There is no perfect job. There is no perfect country. There is no perfect, company, government, or politician. Even the people who love you will let you down. It takes a while to figure that out which is probably why people shouldn’t be allowed to vote until they’re at least 30 and had life kick them around a bit.

Yet I’d really like the Church to at least try. I know, I’m no great shakes either but I’m tired, life has taken its pound of flesh and I need some kind of refuge. I need a place where people are at least giving their highest ideals a chance, a place where the harshness, the cynicism, and the politics that make a mess of everything else are the exception and not the rule.

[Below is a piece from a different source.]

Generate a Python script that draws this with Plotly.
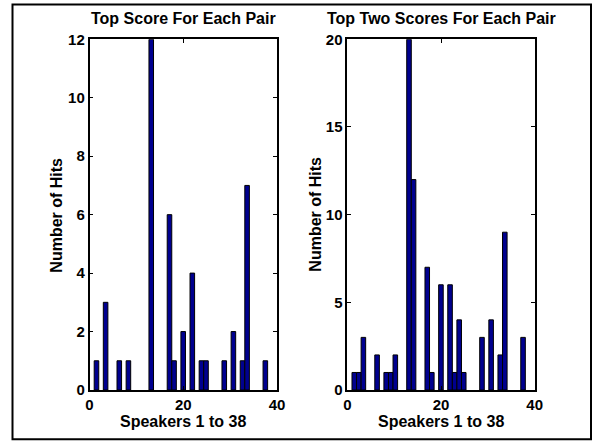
import plotly.graph_objects as go

# ---- data ----
speakers = list(range(1, 39))
top1_speakers = [1, 3, 6, 8, 13, 17, 18, 20, 22, 24, 25, 29, 31, 33, 34, 38]
top1_counts   = [1, 3, 1, 1, 12, 6, 1, 2, 4, 1, 1, 1, 2, 1, 7, 1]
top2_speakers = [1, 2, 3, 6, 8, 9, 10, 13, 14, 17, 18, 20, 22, 23, 24, 25, 29, 31, 33, 34, 38]
top2_counts   = [1, 1, 3, 2, 1, 1, 2, 20, 12, 7, 1, 6, 6, 1, 4, 1, 3, 4, 2, 9, 3]
titles = ["Top Score For Each Pair", "Top Two Scores For Each Pair"]
x_label = "Speakers 1 to 38"
y_label = "Number of Hits"
x_ticks = [0, 20, 40]
y_ticks_left = [0, 2, 4, 6, 8, 10, 12]
y_ticks_right = [0, 5, 10, 15, 20]

# histogram bins: 38 equal bins spanning speakers 1..38
n_bins = len(speakers)
bin_w = (max(speakers) - min(speakers)) / n_bins


def centers(sp):
    return [min(speakers) + (s - 0.5) * bin_w for s in sp]


W, H = 593, 441
FONT = "Liberation Sans, Arial, sans-serif"
BAR = "rgb(0,0,143)"

fig = go.Figure()
fig.add_trace(go.Bar(x=centers(top1_speakers), y=top1_counts, width=bin_w,
                     marker=dict(color=BAR, line=dict(color="black", width=1)),
                     xaxis="x", yaxis="y", showlegend=False, hoverinfo="skip"))
fig.add_trace(go.Bar(x=centers(top2_speakers), y=top2_counts, width=bin_w,
                     marker=dict(color=BAR, line=dict(color="black", width=1)),
                     xaxis="x2", yaxis="y2", showlegend=False, hoverinfo="skip"))

ydom = [1 - 390 / H, 1 - 39.3 / H]
xd1 = [89.5 / W, 277 / W]
xd2 = [347.3 / W, 534.7 / W]

ax_common = dict(showline=True, linecolor="black", linewidth=1.5, mirror="ticks",
                 ticks="inside", ticklen=4, tickcolor="black", tickwidth=1,
                 showgrid=False, zeroline=False, automargin=False,
                 tickfont=dict(family=FONT, size=15, color="black", weight="bold"))

fig.update_layout(
    width=W, height=H,
    margin=dict(l=0, r=0, t=0, b=0, pad=0, autoexpand=False),
    paper_bgcolor="white", plot_bgcolor="white",
    font=dict(family=FONT, color="black"),
    xaxis=dict(domain=xd1, range=[0, 40], tickvals=x_ticks, anchor="y", **ax_common),
    yaxis=dict(domain=ydom, range=[0, 12], tickvals=y_ticks_left, anchor="x", **ax_common),
    xaxis2=dict(domain=xd2, range=[0, 40], tickvals=x_ticks, anchor="y2", **ax_common),
    yaxis2=dict(domain=ydom, range=[0, 20], tickvals=y_ticks_right, anchor="x2", **ax_common),
    shapes=[dict(type="rect", xref="paper", yref="paper",
                 x0=12.5 / W, x1=591 / W, y0=1 - 439.3 / H, y1=1 - 4.5 / H,
                 line=dict(color="black", width=2), fillcolor="rgba(0,0,0,0)")],
)

ann = []
for dom, t, ylx in [(xd1, titles[0], 57 / W), (xd2, titles[1], 316 / W)]:
    cx = (dom[0] + dom[1]) / 2
    ann.append(dict(text="<b>%s</b>" % t, x=cx, y=1 - 18 / H, xref="paper", yref="paper",
                    showarrow=False, xanchor="center", yanchor="middle",
                    font=dict(family=FONT, size=16, color="black")))
    ann.append(dict(text="<b>%s</b>" % x_label, x=cx, y=1 - 421 / H, xref="paper", yref="paper",
                    showarrow=False, xanchor="center", yanchor="middle",
                    font=dict(family=FONT, size=16, color="black")))
    ann.append(dict(text="<b>%s</b>" % y_label, x=ylx, y=(ydom[0] + ydom[1]) / 2,
                    xref="paper", yref="paper", textangle=-90,
                    showarrow=False, xanchor="center", yanchor="middle",
                    font=dict(family=FONT, size=16, color="black")))
fig.update_layout(annotations=ann)

fig.write_html("out.html", config={"displayModeBar": False},
               post_script="document.body.style.margin='0';")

People tell me that I’ll get used to it, but I don’t want to. Some may think I’m naive and I am but I want some thing in my life to be innocent. Just once I’d like to hold out for the best, somewhere, somehow, some way, and I’m not ready to give up because I don’t want to be the kind of person who settles for scraps in everything while the clock keeps ticking.

A Web Rant…

Why would “Mr. Winkey’s Adult Stories” want to follow my blog? I guess it takes all kinds but if anyone from Mr. Winkey’s site links over to this one they’re really gonna be let down. Everybody here has their clothes on and mostly they’re hanging around Church.

A Hunting Rant…

There are billboards up all over the Twin Cities trying to get people to contact the Department of Natural Resources and put an end to a pending wolf hunt. I’m no anti hunter and I’m not all that pro wolf but I don’t like the idea of killing something you don’t plan on eating or if self defense somehow doesn’t require it. Except for bugs.

A Music Rant…

You may consider yourself an artist but to the people who market, manage, record, and sell you, you are a commodity. Just understand that so you won’t feel let down when they make their decisions based on that.